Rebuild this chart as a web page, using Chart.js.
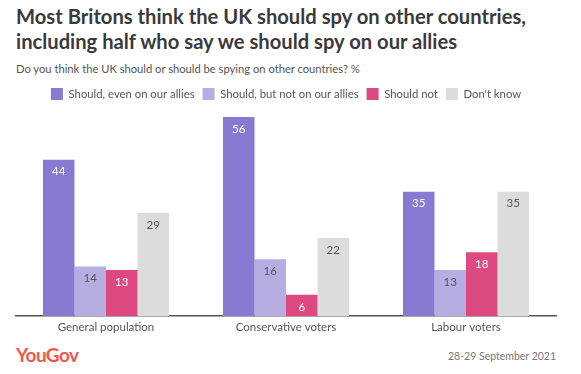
<!DOCTYPE html>
<html>
<head>
<meta charset="utf-8">
<script src="https://cdn.jsdelivr.net/npm/chart.js@4"></script>
<style>
  html,body{margin:0;padding:0;background:#fff;}
  body{width:581px;height:374px;position:relative;overflow:hidden;font-family:Lato,'Open Sans',sans-serif;}
  #title{position:absolute;left:16px;top:4px;font-size:20.2px;font-weight:700;color:#3a3a3a;line-height:25px;}
  #sub{position:absolute;left:16px;top:62px;font-size:11.2px;color:#555;}
  #wrap{position:absolute;left:0;top:80px;width:581px;height:258px;}
  #logo{position:absolute;left:16px;top:343px;font-size:19px;font-weight:700;color:#f4574b;letter-spacing:-0.6px;}
  #date{position:absolute;right:25px;top:350px;font-size:10.5px;color:#777;}
</style>
</head>
<body>
<div id="title">Most Britons think the UK should spy on other countries,<br>including half who say we should spy on our allies</div>
<div id="sub">Do you think the UK should or should be spying on other countries? %</div>
<div id="wrap"><canvas id="chart"></canvas></div>
<div id="logo">YouGov</div>
<div id="date">28-29 September 2021</div>
<script>
// ─── DATA ───────────────────────────────────────────────────────────
const groups = ['General population','Conservative voters','Labour voters'];
const seriesNames = ['Should, even on our allies','Should, but not on our allies','Should not',"Don't know"];
const evenAllies = [44,56,35];
const notAllies  = [14,16,13];
const shouldNot  = [13,6,18];
const dontKnow   = [29,22,35];

const colours    = ['#8879d1','#b6ade3','#dc4a7f','#dcdcdc'];
const labelCols  = ['#fff','#555','#fff','#555'];

// value labels just under each bar top
const barLabels = {
  id:'barLabels',
  afterDatasetsDraw(chart){
    const ctx=chart.ctx;
    ctx.save();
    ctx.font='11.5px Lato, sans-serif';
    ctx.textAlign='center';
    ctx.textBaseline='middle';
    chart.data.datasets.forEach((ds,i)=>{
      chart.getDatasetMeta(i).data.forEach((bar,j)=>{
        ctx.fillStyle=labelCols[i];
        ctx.fillText(ds.data[j], bar.x, bar.y+12);
      });
    });
    ctx.restore();
  }
};

const values=[evenAllies,notAllies,shouldNot,dontKnow];
new Chart(document.getElementById('chart'),{
  type:'bar',
  data:{
    labels:groups,
    datasets:values.map((v,i)=>({label:seriesNames[i],data:v,backgroundColor:colours[i],categoryPercentage:0.7,barPercentage:1}))
  },
  options:{
    responsive:true,maintainAspectRatio:false,animation:false,
    layout:{padding:{left:16,right:25,top:0,bottom:0}},
    plugins:{
      legend:{display:true,position:'top',
        labels:{boxWidth:12,boxHeight:12,padding:8,color:'#555',font:{family:'Lato',size:11.3}}},
      tooltip:{enabled:false}
    },
    scales:{
      x:{grid:{display:false,drawTicks:false},border:{display:true,color:'#555',width:1.5},
         ticks:{color:'#555',padding:4,font:{family:'Lato',size:11.5}}},
      y:{display:false,min:0,max:58}
    }
  },
  plugins:[barLabels]
});
</script>
</body>
</html>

Required work
Would you set down the listing exactly, omitting pictures?

In response
Rebuild this chart as a web page, using Chart.js.
<!DOCTYPE html>
<html>
<head>
<meta charset="utf-8">
<script src="https://cdn.jsdelivr.net/npm/chart.js@4"></script>
<style>
  html,body{margin:0;padding:0;background:#fff;}
  body{width:581px;height:374px;position:relative;overflow:hidden;font-family:Lato,'Open Sans',sans-serif;}
  #title{position:absolute;left:16px;top:4px;font-size:20.2px;font-weight:700;color:#3a3a3a;line-height:25px;}
  #sub{position:absolute;left:16px;top:62px;font-size:11.2px;color:#555;}
  #wrap{position:absolute;left:0;top:80px;width:581px;height:258px;}
  #logo{position:absolute;left:16px;top:343px;font-size:19px;font-weight:700;color:#f4574b;letter-spacing:-0.6px;}
  #date{position:absolute;right:25px;top:350px;font-size:10.5px;color:#777;}
</style>
</head>
<body>
<div id="title">Most Britons think the UK should spy on other countries,<br>including half who say we should spy on our allies</div>
<div id="sub">Do you think the UK should or should be spying on other countries? %</div>
<div id="wrap"><canvas id="chart"></canvas></div>
<div id="logo">YouGov</div>
<div id="date">28-29 September 2021</div>
<script>
// ─── DATA ───────────────────────────────────────────────────────────
const groups = ['General population','Conservative voters','Labour voters'];
const seriesNames = ['Should, even on our allies','Should, but not on our allies','Should not',"Don't know"];
const evenAllies = [44,56,35];
const notAllies  = [14,16,13];
const shouldNot  = [13,6,18];
const dontKnow   = [29,22,35];

const colours    = ['#8879d1','#b6ade3','#dc4a7f','#dcdcdc'];
const labelCols  = ['#fff','#555','#fff','#555'];

// value labels just under each bar top
const barLabels = {
  id:'barLabels',
  afterDatasetsDraw(chart){
    const ctx=chart.ctx;
    ctx.save();
    ctx.font='11.5px Lato, sans-serif';
    ctx.textAlign='center';
    ctx.textBaseline='middle';
    chart.data.datasets.forEach((ds,i)=>{
      chart.getDatasetMeta(i).data.forEach((bar,j)=>{
        ctx.fillStyle=labelCols[i];
        ctx.fillText(ds.data[j], bar.x, bar.y+12);
      });
    });
    ctx.restore();
  }
};

const values=[evenAllies,notAllies,shouldNot,dontKnow];
new Chart(document.getElementById('chart'),{
  type:'bar',
  data:{
    labels:groups,
    datasets:values.map((v,i)=>({label:seriesNames[i],data:v,backgroundColor:colours[i],categoryPercentage:0.7,barPercentage:1}))
  },
  options:{
    responsive:true,maintainAspectRatio:false,animation:false,
    layout:{padding:{left:16,right:25,top:0,bottom:0}},
    plugins:{
      legend:{display:true,position:'top',
        labels:{boxWidth:12,boxHeight:12,padding:8,color:'#555',font:{family:'Lato',size:11.3}}},
      tooltip:{enabled:false}
    },
    scales:{
      x:{grid:{display:false,drawTicks:false},border:{display:true,color:'#555',width:1.5},
         ticks:{color:'#555',padding:4,font:{family:'Lato',size:11.5}}},
      y:{display:false,min:0,max:58}
    }
  },
  plugins:[barLabels]
});
</script>
</body>
</html>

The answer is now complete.